For setting M4, may we know, how much data with which data rate you want to transfer? What is the data used for?

Best regards,

Thanks! That’s all I needed to get on the right track. I already started configuring the M4 Core. The data rate is about 4-8 Mbps, and it is used to store / send sensor data.

I have almost everything except for one issue dealing with shared memory (OCRAM). Let me explain:

The FPGA is a small FIFO and that is why I have to read the data very quickly. I want to turn the OCRAM into a large FIFO so that Linux can process the data at its leisure. Data flow will look like:

Sensors → FPGA (BUFFER) → M4 → OCRAM (BUFFER) → Linux will process it.

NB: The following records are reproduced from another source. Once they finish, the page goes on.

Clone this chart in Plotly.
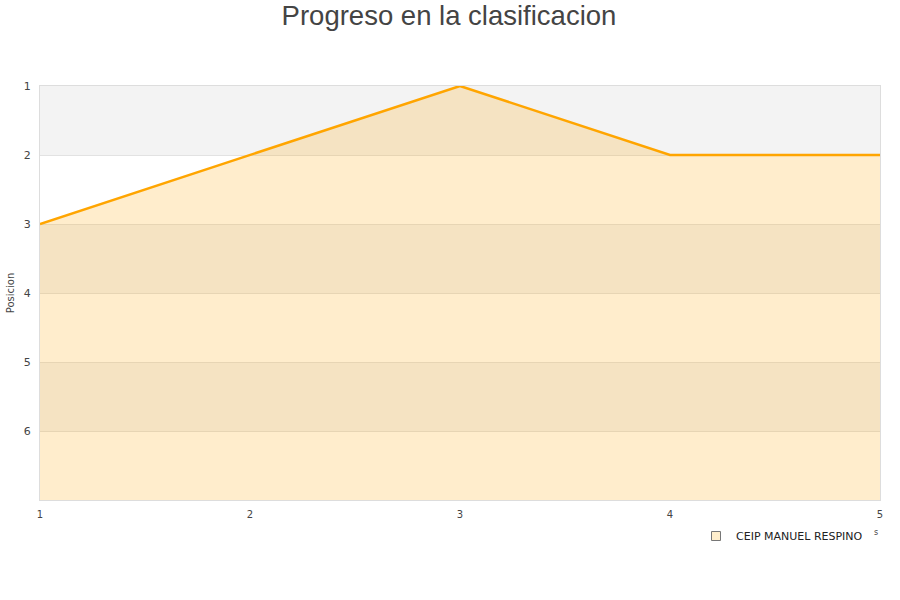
import plotly.graph_objects as go

jornadas = [1, 2, 3, 4, 5]
posicion = [3, 2, 1, 2, 2]
team = "CEIP MANUEL RESPINO"
y_ticks = [1, 2, 3, 4, 5, 6]
x_ticks = [1, 2, 3, 4, 5]

fig = go.Figure()
# baseline for fill
fig.add_trace(go.Scatter(x=jornadas, y=[7] * len(jornadas), mode="lines",
                         line=dict(width=0), showlegend=False, hoverinfo="skip"))
fig.add_trace(go.Scatter(x=jornadas, y=posicion, mode="lines", fill="tonexty",
                         fillcolor="rgba(255,165,0,0.2)",
                         line=dict(color="#ffa500", width=2.5),
                         name=team, showlegend=False))
# legend entry
fig.add_trace(go.Scatter(x=[None], y=[None], mode="markers", name=team,
                         marker=dict(symbol="square", size=9, color="#ffeecc",
                                     line=dict(color="#777", width=1))))

shapes = []
for lo in [1, 3, 5]:
    shapes.append(dict(type="rect", xref="paper", yref="y", x0=0, x1=1, y0=lo, y1=lo + 1,
                       fillcolor="#f3f3f3", line=dict(width=0), layer="below"))

fig.update_layout(
    width=900, height=600,
    paper_bgcolor="white", plot_bgcolor="white",
    margin=dict(l=40, r=20, t=86, b=100, autoexpand=False),
    title=dict(text="Progreso en la clasificacion", x=449 / 900, xanchor="center",
               yref="container", y=1 - 15 / 600, yanchor="middle",
               font=dict(family="Liberation Sans, Arial", size=27.5, color="#444")),
    shapes=shapes,
    showlegend=True,
    legend=dict(xref="container", x=696 / 900, xanchor="left",
                yref="container", y=1 - 536 / 600, yanchor="middle",
                bgcolor="rgba(0,0,0,0)",
                font=dict(family="DejaVu Sans", size=11, color="#222")),
    font=dict(family="DejaVu Sans", size=11, color="#444"),
)
fig.update_xaxes(range=[1, 5], tickvals=x_ticks, showgrid=False, zeroline=False,
                 showline=True, linecolor="#ddd", mirror=True, ticks="outside", ticklen=5,
                 tickcolor="rgba(0,0,0,0)",
                 automargin=False, tickfont=dict(size=10, color="#444"))
fig.update_yaxes(range=[7, 1], tickvals=y_ticks, showgrid=True, gridcolor="#e2e2e2",
                 zeroline=False, showline=True, linecolor="#ddd", mirror=True,
                 ticks="outside", ticklen=6, tickcolor="rgba(0,0,0,0)",
                 automargin=False, tickfont=dict(size=11, color="#444"),
                 title=dict(text="Posicion", font=dict(size=10, color="#444"), standoff=7))
fig.add_annotation(x=0.995, xref="paper", y=-32 / 414, yref="paper", text="s", showarrow=False,
                   font=dict(size=8, color="#444"), xanchor="center", yanchor="middle")
fig.write_html("out.html", config={"displayModeBar": False},
               post_script="document.body.style.margin='0';")
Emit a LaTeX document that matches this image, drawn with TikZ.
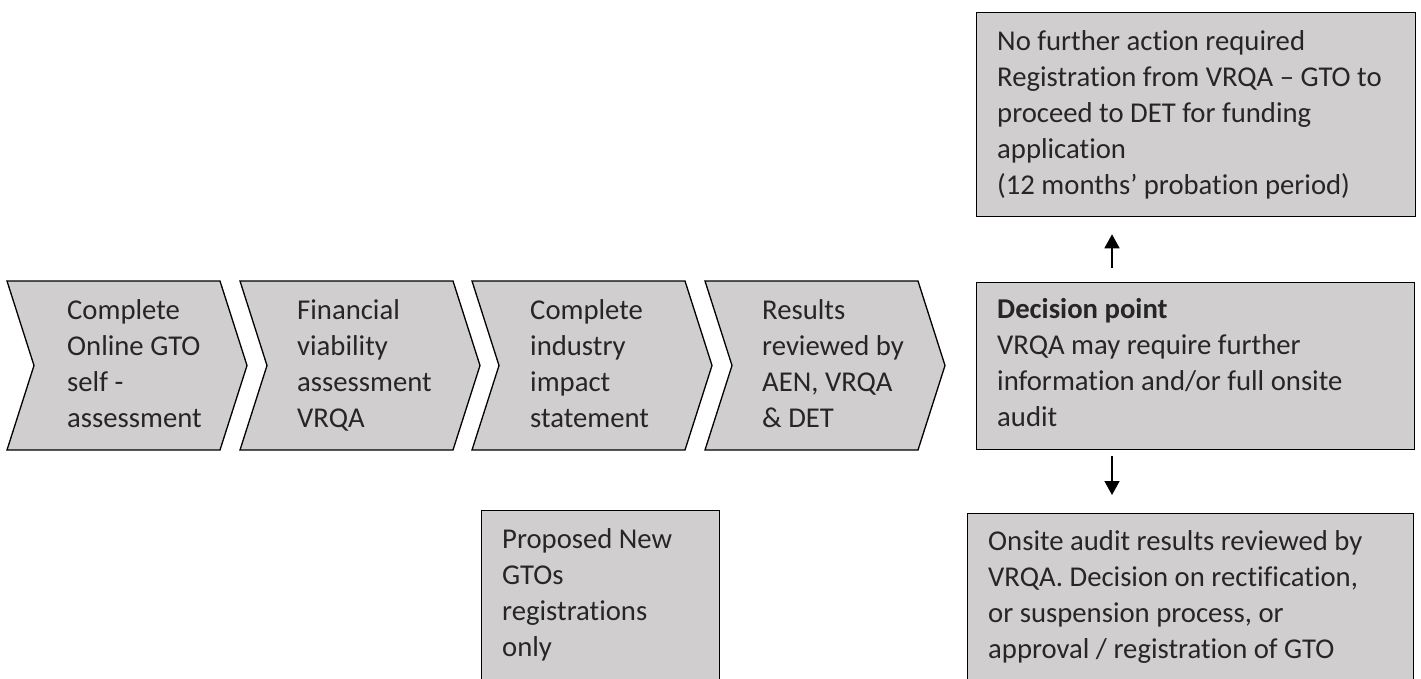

I found that when running the M4 from UBOOT everything works fine. I am using / want to use almost all of the 288KB of data in shared memory (OCRAM, OCRAM_EPDC and ECRAM_PXP).
A few issues I came across are:

  1. When Linux boots, it writes to OCRAM on boot (I had the M4 print a few bytes continuously). Does Linux use OCRAM after boot?
  2. If the M4 core writes to OCRAM_PXP when Linux is running, then the M4 core just hangs (not sure why). How can I fix this? I want as large a buffer as I can. Should I just avoid using the OCRAM_PXP? Does Linux use this continuously?

Dear @Iosif.grigoryev

  1. Our default Linux BSP occupies a part of the OCRAM. Refer to the following community post:
  1. In a quick research I was not able to find out whether the OCRAM_PXP is used by Linux or not. There are two explanations for the system hang you observe:

    • Linux reserves the memory for internal use

    • The OCRAM_PXP might require some power domain to be turned on, or a clock to be configured correctly before using it.

Maybe you can get some more information about this by leaving the A7 in U-Boot when running the M4 code.

Anyway, if you need a large buffer, you can also use the DRAM. From a performance perspective, DDR is slower than OCRAM, but still massively faster than the 8Mbps which you require.

Regards, Andy